Saves runtime configuration. Concurrency changes apply immediately. Model, cache, and generation settings require POST /admin/reload. Listen address and log path changes require process restart.

{
  "addr": ":8080",
  "max_concurrent": 2,
  "model_dir": "C:\\ProgramData\\RapidTrans\\models",
  "model_path": "C:\\ProgramData\\RapidTrans\\models\\Hy-MT1.5-1.8B-1.25bit-GGUF\\Hy-MT1.5-1.8B-1.25bit.gguf",
  "cache_dir": "C:\\ProgramData\\RapidTrans\\cache",
  "log_path": "C:\\ProgramData\\RapidTrans\\logs\\rapidtrans.log",
  "max_tokens": 128,
  "temperature": 0,
  "top_p": 0,
  "session_pool": 2,
  "model_url": "https://hf-mirror.com/tencent/Hy-MT1.5-1.8B-1.25bit-GGUF/resolve/main/Hy-MT1.5-1.8B-1.25bit.gguf",
  "model_urls": [
    "https://hf-mirror.com/tencent/Hy-MT1.5-1.8B-1.25bit-GGUF/resolve/main/Hy-MT1.5-1.8B-1.25bit.gguf",
    "https://huggingface.co/tencent/Hy-MT1.5-1.8B-1.25bit-GGUF/resolve/main/Hy-MT1.5-1.8B-1.25bit.gguf"
  ],
  "auto_download": true,
  "device": "auto",
  "kv_dtype": "fp32"
}

device accepts auto, cpu, or vulkan. Vulkan is detected and surfaced for future kernels; CPU remains the stable inference path. kv_dtype accepts fp32, fp16, q4, or q3; keep fp32 for production quality unless explicitly testing quantized KV cache behavior.

GET /admin/accelerators

curl -s http://127.0.0.1:8080/admin/accelerators

Example:

{
  "status": {
    "requested": "auto",
    "selected": "cpu",
    "vulkan_available": true,
    "vulkan_version": "1.3.261",
    "message": "vulkan runtime detected; using cpu until vulkan kernels are enabled"
  }
}

POST /admin/reload

Reloads the model backend using current settings.

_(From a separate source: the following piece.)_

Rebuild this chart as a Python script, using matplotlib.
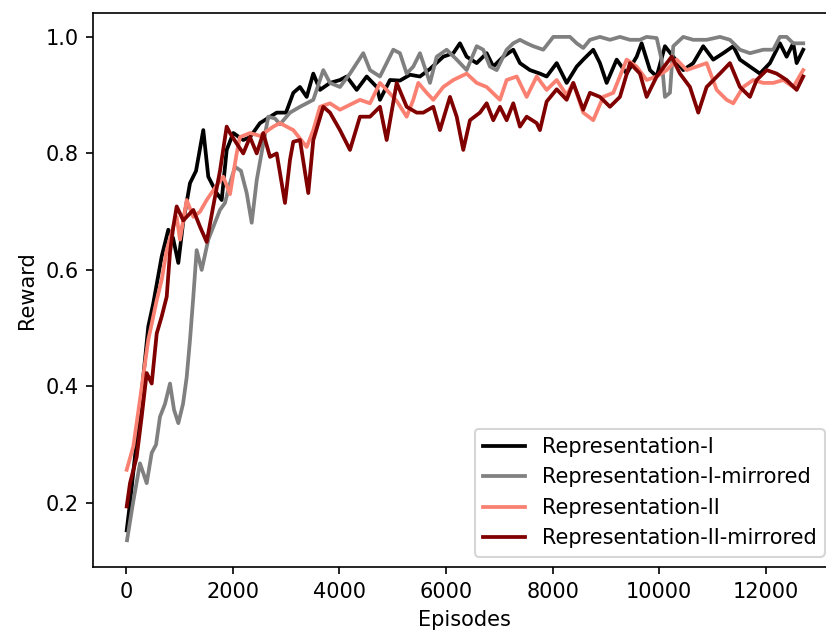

curl -X POST http://127.0.0.1:8080/admin/reload

GET /admin/cache

Returns persistent cache information.

curl -s http://127.0.0.1:8080/admin/cache

POST /admin/cache/clear

Clears the persistent translation cache.

curl -X POST http://127.0.0.1:8080/admin/cache/clear

Status Codes

Code Meaning
200 Success.
400 Invalid JSON, unknown field, missing text, or invalid configuration.
408 Client canceled or request timeout.
429 Translator is busy and the request could not be served from cache.
502 Backend or cache operation failed.
503 Backend is unavailable or not ready.

Agent Tool Schema

A minimal tool schema for AI agent integration:

{
  "name": "rapidtrans_translate",
  "description": "Translate text using the local RapidTrans service.",
  "parameters": {
    "type": "object",
    "properties": {
      "text": { "type": "string", "description": "Text to translate." },
      "target_lang": { "type": "string", "description": "Target language code or name, for example zh, en, ja, fr." },
      "source_lang": { "type": "string", "description": "Optional source language code or name." },
      "domain": { "type": "string", "description": "Optional domain hint, for example legal." },
      "glossary": { "type": "string", "description": "Optional glossary or terminology preference." }
    },
    "required": ["text", "target_lang"]
  }
}

Call target:

POST http://127.0.0.1:8080/v1/translate

Integration Notes

  • Call GET /readyz before sending production translation traffic.
  • Use /v1/translate/document for Markdown-like documents instead of splitting fenced code blocks client-side.
  • Pass target_lang explicitly in AI tool integrations.
  • Reuse service-side persistent cache. Clients do not need to deduplicate repeated segments manually.
  • Configure additional domestic mirrors through model_urls or MACLAW_MODEL_URLS; hf-mirror.com is tried before huggingface.co by default.